Aim:
Write out the listing, please, but only from its first line through the line containing "(t32) at (143,944)", exactly as given and without pictures.

Dataset section:
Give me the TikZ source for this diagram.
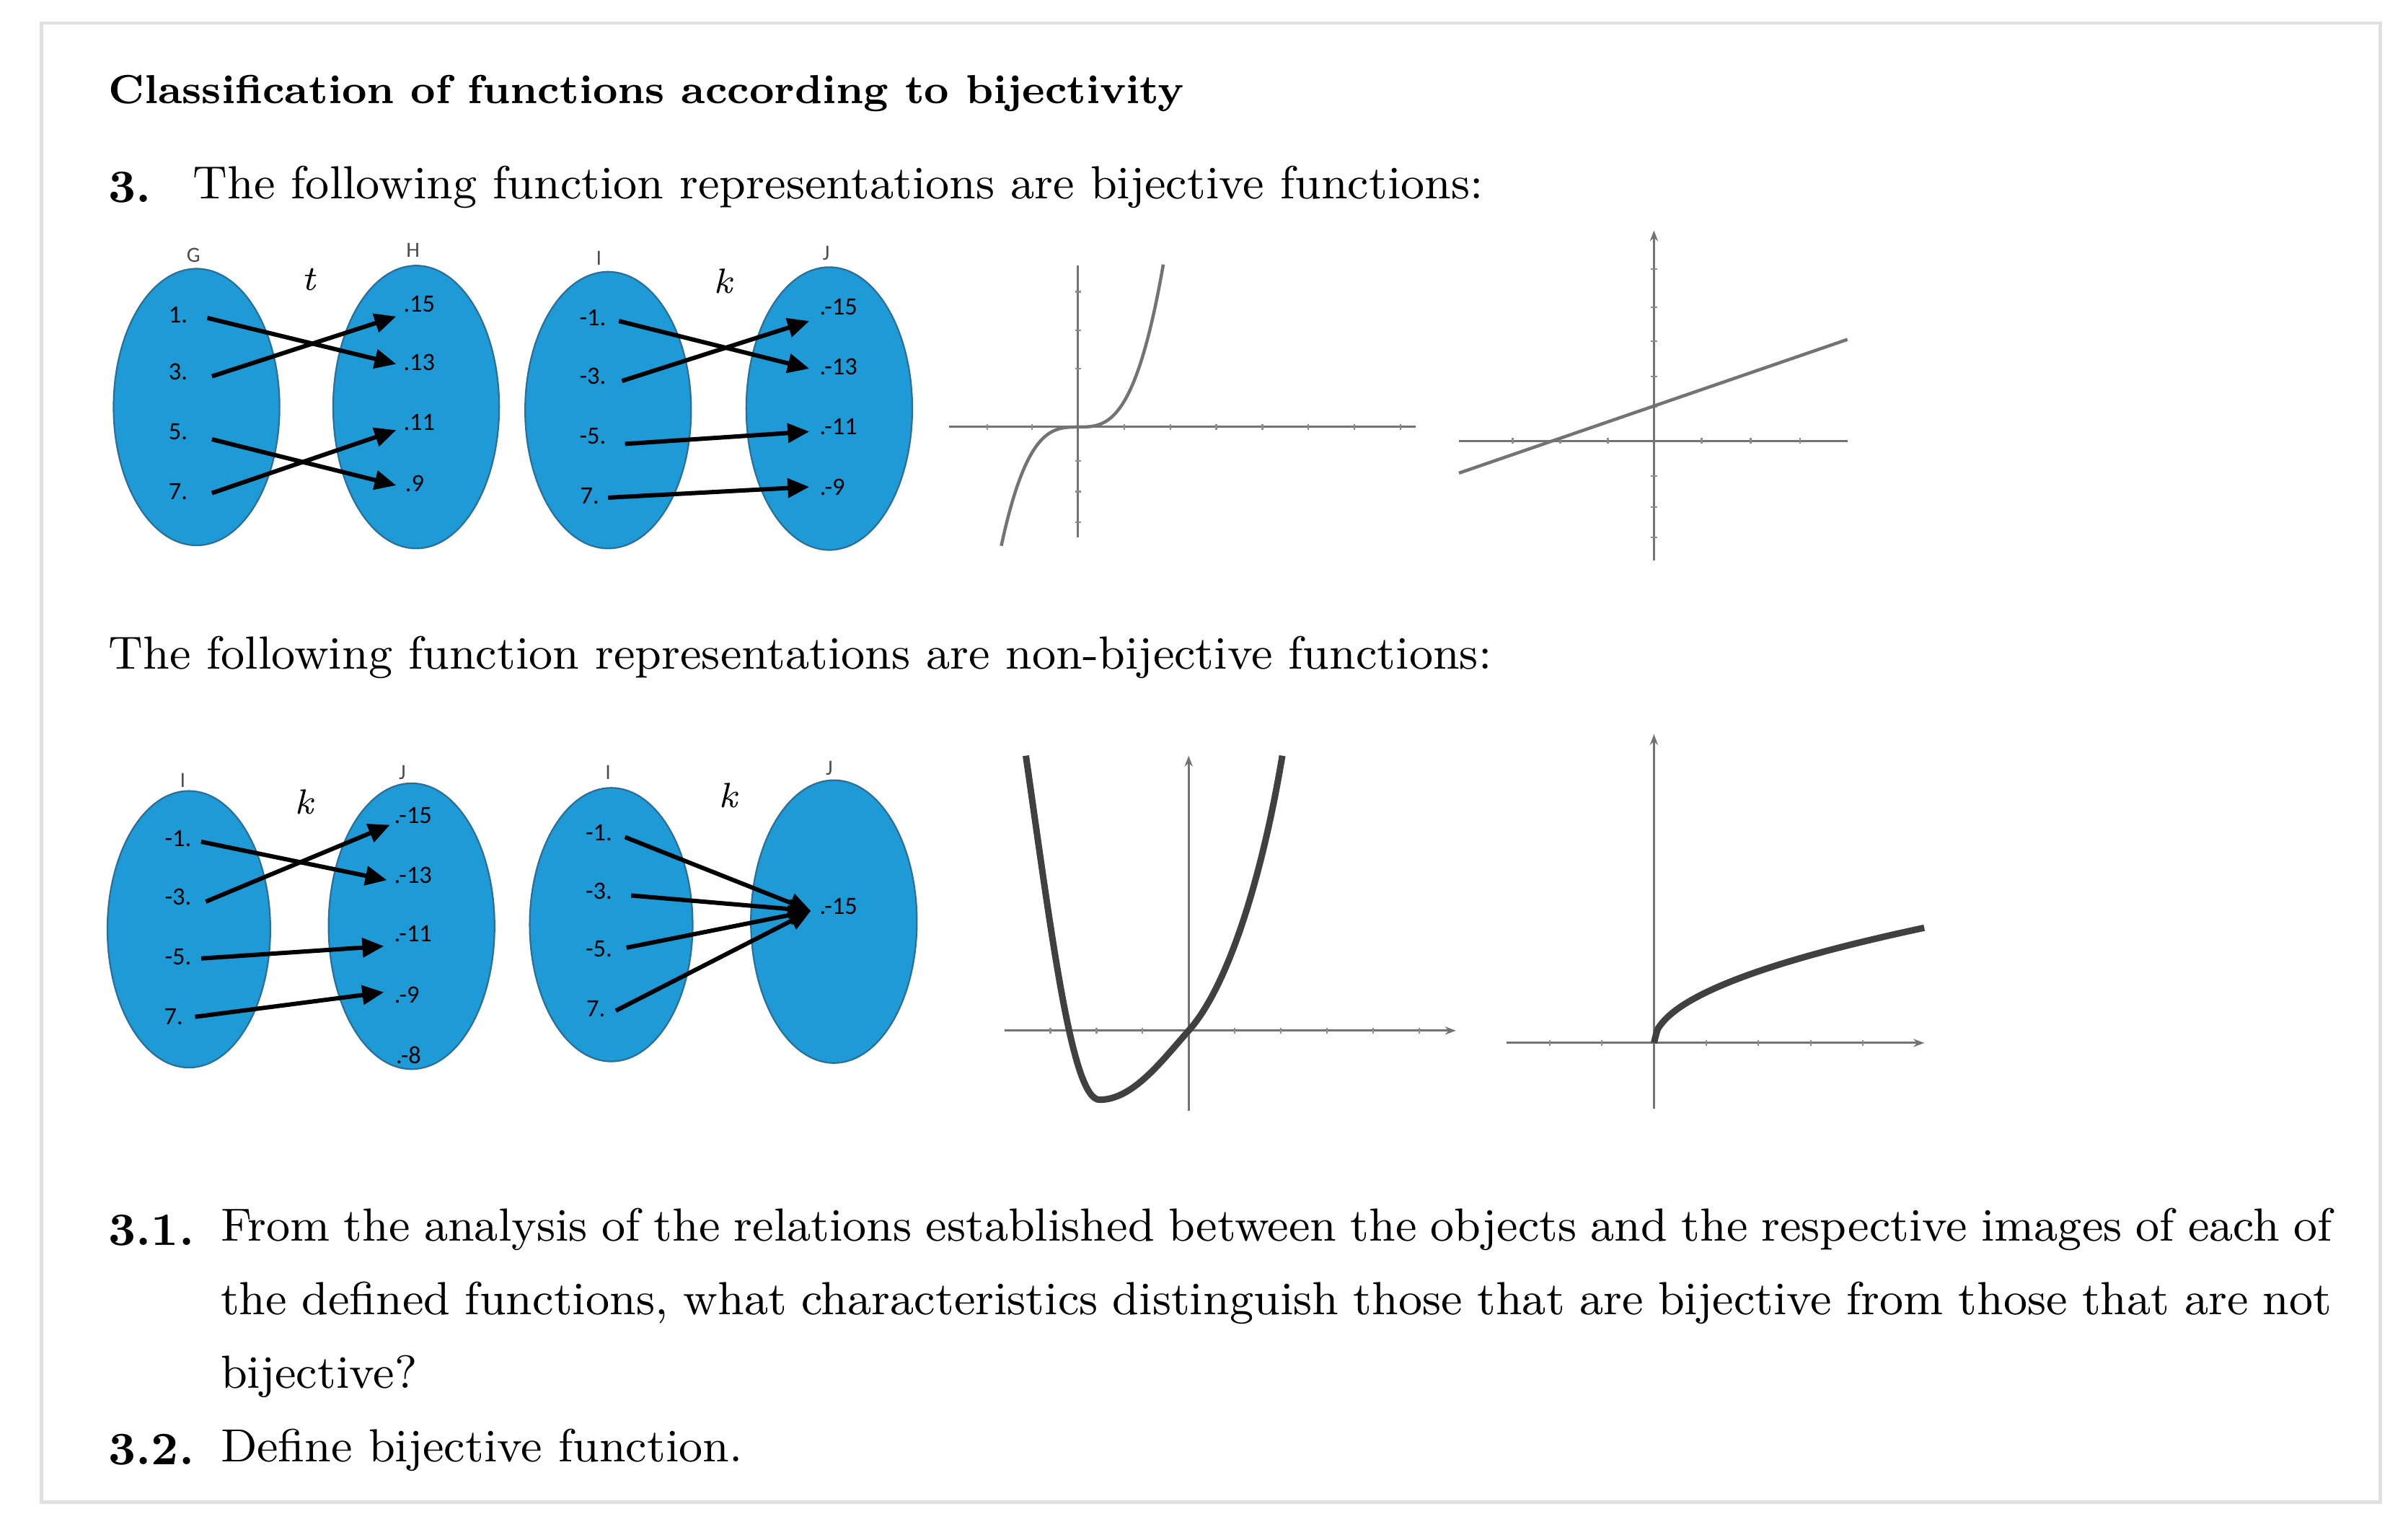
\documentclass[tikz,border=0pt]{standalone}
\usepackage{fontspec}
\newfontfamily\lblfont{Carlito}
\usetikzlibrary{arrows.meta,shapes.geometric}
\definecolor{ellblue}{HTML}{1E9BD7}
\definecolor{ellline}{HTML}{2A6F9A}
\begin{document}
\begin{tikzpicture}[x=0.01cm,y=-0.01cm,
  ell/.style={ellipse,draw=ellline,fill=ellblue,line width=0.3pt,inner sep=0pt},
  el/.style={font=\lblfont\fontsize{4.6}{5}\selectfont,inner sep=0.5pt},
  setl/.style={font=\lblfont\fontsize{4}{5}\selectfont,text=black!70},
  fn/.style={font=\itshape\fontsize{6.5}{7}\selectfont},
  ar/.style={-{Triangle[length=4pt,width=3.5pt]},line width=0.8pt},
  ax/.style={draw=black!55,line width=0.4pt},
  axa/.style={ax,-{Stealth[length=2pt,width=1.5pt]}},
  txt/.style={anchor=west,font=\fontsize{8.6}{13.6}\selectfont,inner sep=0pt}]
\useasboundingbox (0,0) rectangle (1568,994);
\draw[black!12,line width=0.6pt] (27,15) rectangle (1550,978);
\node[txt,font=\bfseries\fontsize{7.5}{10}\selectfont] (title) at (70,61) {Classification of functions according to bijectivity};
\node[txt] (n3) at (70,122) {\textbf{3.}};
\node[txt] (t3) at (125,122) {The following function representations are bijective functions:};
\node[txt] (tn) at (70,428) {The following function representations are non-bijective functions:};
\node[txt] (n31) at (70,801) {\textbf{3.1.}};
\node[anchor=north west,inner sep=0pt,text width=13.74cm,align=justify,font=\fontsize{8.6}{13.6}\selectfont] (t31) at (143,786) {From the analysis of the relations established between the objects and the respective images of each of\linebreak the defined functions, what characteristics distinguish those that are bijective from those that are not\linebreak bijective?};
\node[txt] (n32) at (70,944) {\textbf{3.2.}};
\node[txt] (t32) at (143,944) {Define bijective function.};

% ---- top diagrams
\node[ell,minimum width=1.08cm,minimum height=1.80cm] (G) at (128,265) {};
\node[ell,minimum width=1.08cm,minimum height=1.84cm] (H) at (271,265) {};
\node[ell,minimum width=1.08cm,minimum height=1.80cm] (I) at (396,267) {};
\node[ell,minimum width=1.08cm,minimum height=1.84cm] (J) at (540,266) {};
\node[setl] (lG) at (126,166) {G};
\node[setl] (lH) at (269,163) {H};
\node[setl] (lI) at (390,168) {I};
\node[setl] (lJ) at (538,165) {J};
\node[fn] (ft) at (201,182) {t};
\node[fn] (fk) at (471,183) {k};
\node[el] (g1) at (116,205) {1.};
\node[el] (g3) at (116,242) {3.};
\node[el] (g5) at (116,281) {5.};
\node[el] (g7) at (116,320) {7.};
\node[el] (h15) at (273,198) {.15};
\node[el] (h13) at (273,236) {.13};
\node[el] (h11) at (273,275) {.11};
\node[el] (h9) at (270,315) {.9};
\coordinate (a1) at (135,207); \coordinate (b13) at (258,237);
\coordinate (a3) at (138,245); \coordinate (b15) at (258,206);
\coordinate (a5) at (138,286); \coordinate (b9) at (258,316);
\coordinate (a7) at (138,321); \coordinate (b11) at (258,280);
\draw[ar] (a1)--(b13); \draw[ar] (a3)--(b15); \draw[ar] (a5)--(b9); \draw[ar] (a7)--(b11);
\node[el] (i1) at (386,207) {-1.};
\node[el] (i3) at (386,245) {-3.};
\node[el] (i5) at (386,284) {-5.};
\node[el] (i7) at (384,323) {7.};
\node[el] (j15) at (546,200) {.-15};
\node[el] (j13) at (546,239) {.-13};
\node[el] (j11) at (546,278) {.-11};
\node[el] (j9) at (542,317) {.-9};
\coordinate (c1) at (403,209); \coordinate (d13) at (527,240);
\coordinate (c3) at (405,248); \coordinate (d15) at (527,209);
\coordinate (c5) at (407,289); \coordinate (d11) at (527,281);
\coordinate (c7) at (396,324); \coordinate (d9) at (527,317);
\draw[ar] (c1)--(d13); \draw[ar] (c3)--(d15); \draw[ar] (c5)--(d11); \draw[ar] (c7)--(d9);

% ---- graph 1 cubic
\draw[ax] (618,278)--(922,278);
\draw[ax] (702,173)--(702,350);
\foreach \t in {643,672,732,762,792,822,852,882,912} \draw[black!45,line width=0.3pt] (\t,276)--(\t,280);
\foreach \t in {190,215,240,300,320,340} \draw[black!45,line width=0.3pt] (700,\t)--(704,\t);
\draw[black!55,line width=0.6pt] plot[domain=-5:5.55,samples=60,smooth] ({702+10*\x},{278-0.619*\x*\x*\x});

% ---- graph 2 linear
\draw[ax] (950,287)--(1203,287);
\draw[axa] (1077,365)--(1077,150);
\foreach \t in {985,1016,1047,1108,1140,1172} \draw[black!45,line width=0.3pt] (\t,285)--(\t,289);
\foreach \t in {175,200,222,245,265,310,330,350} \draw[black!45,line width=0.3pt] (1075,\t)--(1079,\t);
\draw[black!55,line width=0.6pt] (950,308)--(1203,221);

% ---- bottom diagrams
\node[ell,minimum width=1.06cm,minimum height=1.80cm] (I2) at (123,605) {};
\node[ell,minimum width=1.08cm,minimum height=1.86cm] (J2) at (268,603) {};
\node[ell,minimum width=1.06cm,minimum height=1.78cm] (I3) at (398,602) {};
\node[ell,minimum width=1.08cm,minimum height=1.84cm] (J3) at (543,600) {};
\node[setl] (lI2) at (119,508) {I};
\node[setl] (lJ2) at (262,503) {J};
\node[setl] (lI3) at (396,503) {I};
\node[setl] (lJ3) at (540,500) {J};
\node[fn] (fk2) at (198,522) {k};
\node[fn] (fk3) at (474,518) {k};
\node[el] (p1) at (116,546) {-1.};
\node[el] (p3) at (116,584) {-3.};
\node[el] (p5) at (116,623) {-5.};
\node[el] (p7) at (113,662) {7.};
\node[el] (q15) at (269,531) {.-15};
\node[el] (q13) at (269,570) {.-13};
\node[el] (q11) at (269,608) {.-11};
\node[el] (q9) at (265,648) {.-9};
\node[el] (q8) at (266,687) {.-8};
\coordinate (e1) at (131,548); \coordinate (f13) at (252,573);
\coordinate (e3) at (134,587); \coordinate (f15) at (254,537);
\coordinate (e5) at (131,624); \coordinate (f11) at (250,616);
\coordinate (e7) at (127,662); \coordinate (f9) at (250,646);
\draw[ar] (e1)--(f13); \draw[ar] (e3)--(f15); \draw[ar] (e5)--(f11); \draw[ar] (e7)--(f9);
\node[el] (r1) at (390,542) {-1.};
\node[el] (r3) at (390,580) {-3.};
\node[el] (r5) at (390,618) {-5.};
\node[el] (r7) at (388,657) {7.};
\node[el] (s15) at (546,590) {.-15};
\coordinate (s) at (528,593);
\coordinate (u1) at (407,545); \coordinate (u3) at (411,583);
\coordinate (u5) at (408,617); \coordinate (u7) at (401,658);
\draw[ar] (u1)--(s); \draw[ar] (u3)--(s); \draw[ar] (u5)--(s); \draw[ar] (u7)--(s);

% ---- graph 3
\draw[axa] (654,671)--(948,671);
\draw[axa] (774,723)--(774,492);
\foreach \t in {684,714,744,804,834,864,894,924} \draw[black!45,line width=0.3pt] (\t,669)--(\t,673);
\draw[black!75,line width=1.2pt] (668,492) .. controls (685,610) and (698,716) .. (716,716) .. controls (738,716) and (757,690) .. (774,671) .. controls (800,642) and (822,570) .. (835,492);

% ---- graph 4
\draw[axa] (981,679)--(1253,679);
\draw[axa] (1077,722)--(1077,478);
\foreach \t in {1009,1043,1111,1145,1179,1213} \draw[black!45,line width=0.3pt] (\t,677)--(\t,681);
\draw[black!75,line width=1.2pt] plot[domain=0:176,samples=80,smooth] ({1077+\x},{679-5.65*sqrt(\x)});
\end{tikzpicture}
\end{document}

Final result:
Give me the TikZ source for this diagram.
\documentclass[tikz,border=0pt]{standalone}
\usepackage{fontspec}
\newfontfamily\lblfont{Carlito}
\usetikzlibrary{arrows.meta,shapes.geometric}
\definecolor{ellblue}{HTML}{1E9BD7}
\definecolor{ellline}{HTML}{2A6F9A}
\begin{document}
\begin{tikzpicture}[x=0.01cm,y=-0.01cm,
  ell/.style={ellipse,draw=ellline,fill=ellblue,line width=0.3pt,inner sep=0pt},
  el/.style={font=\lblfont\fontsize{4.6}{5}\selectfont,inner sep=0.5pt},
  setl/.style={font=\lblfont\fontsize{4}{5}\selectfont,text=black!70},
  fn/.style={font=\itshape\fontsize{6.5}{7}\selectfont},
  ar/.style={-{Triangle[length=4pt,width=3.5pt]},line width=0.8pt},
  ax/.style={draw=black!55,line width=0.4pt},
  axa/.style={ax,-{Stealth[length=2pt,width=1.5pt]}},
  txt/.style={anchor=west,font=\fontsize{8.6}{13.6}\selectfont,inner sep=0pt}]
\useasboundingbox (0,0) rectangle (1568,994);
\draw[black!12,line width=0.6pt] (27,15) rectangle (1550,978);
\node[txt,font=\bfseries\fontsize{7.5}{10}\selectfont] (title) at (70,61) {Classification of functions according to bijectivity};
\node[txt] (n3) at (70,122) {\textbf{3.}};
\node[txt] (t3) at (125,122) {The following function representations are bijective functions:};
\node[txt] (tn) at (70,428) {The following function representations are non-bijective functions:};
\node[txt] (n31) at (70,801) {\textbf{3.1.}};
\node[anchor=north west,inner sep=0pt,text width=13.74cm,align=justify,font=\fontsize{8.6}{13.6}\selectfont] (t31) at (143,786) {From the analysis of the relations established between the objects and the respective images of each of\linebreak the defined functions, what characteristics distinguish those that are bijective from those that are not\linebreak bijective?};
\node[txt] (n32) at (70,944) {\textbf{3.2.}};
\node[txt] (t32) at (143,944) {Define bijective function.};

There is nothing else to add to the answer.